Here are some highlights from Gerhard Hasel’s essay, “The Book of Daniel Confirmed by the Dead Sea Scrolls,” Journal of the Adventist Theological Society 1/2 (1990): 37-49.
“At this juncture we need to make the point that according to current historical-critical opinion with its ‘Maccabean hypothesis,’ the book of Daniel originated in its present form during the time of the Maccabees and the crisis brought about by Antiochus Epiphanes, that is between 168/7 and 165/4 B.C. It seems difficult to believe that such a significant number of Daniel manuscripts would have been preserved in a single desert community, if the book had really been produced at so late a date. The large number of manuscripts can be much better explained if we conclude that the book of Daniel had a much earlier origin.”

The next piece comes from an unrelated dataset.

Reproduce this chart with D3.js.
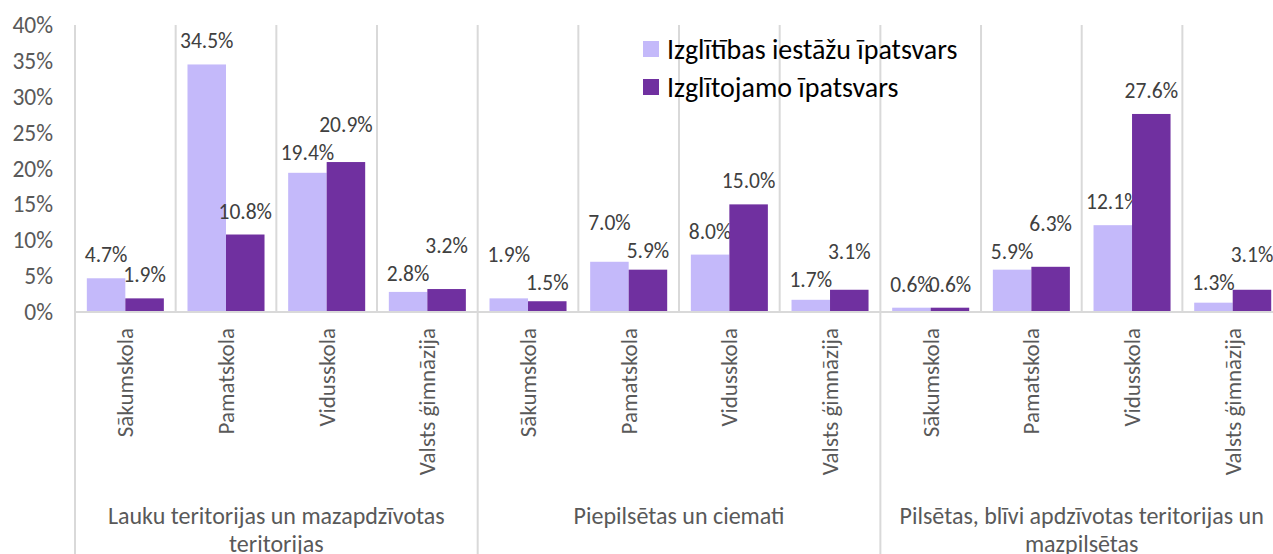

“Scholars who theorize that the book of Daniel wasn’t written until the Maccabean crisis (around 165 B.C.) are being compelled to admit that 4QDane [ca. 125 B.C.] comes from ‘only a half century later than the composition of the book of Daniel.’ This means that these scholars will now have to demonstrate that a mere forty or fifty years was sufficient time for all the editorial and other processes needed—according to their traditio-historical and redaction-critical theories—for the book to be developed into its present form and become canonical!”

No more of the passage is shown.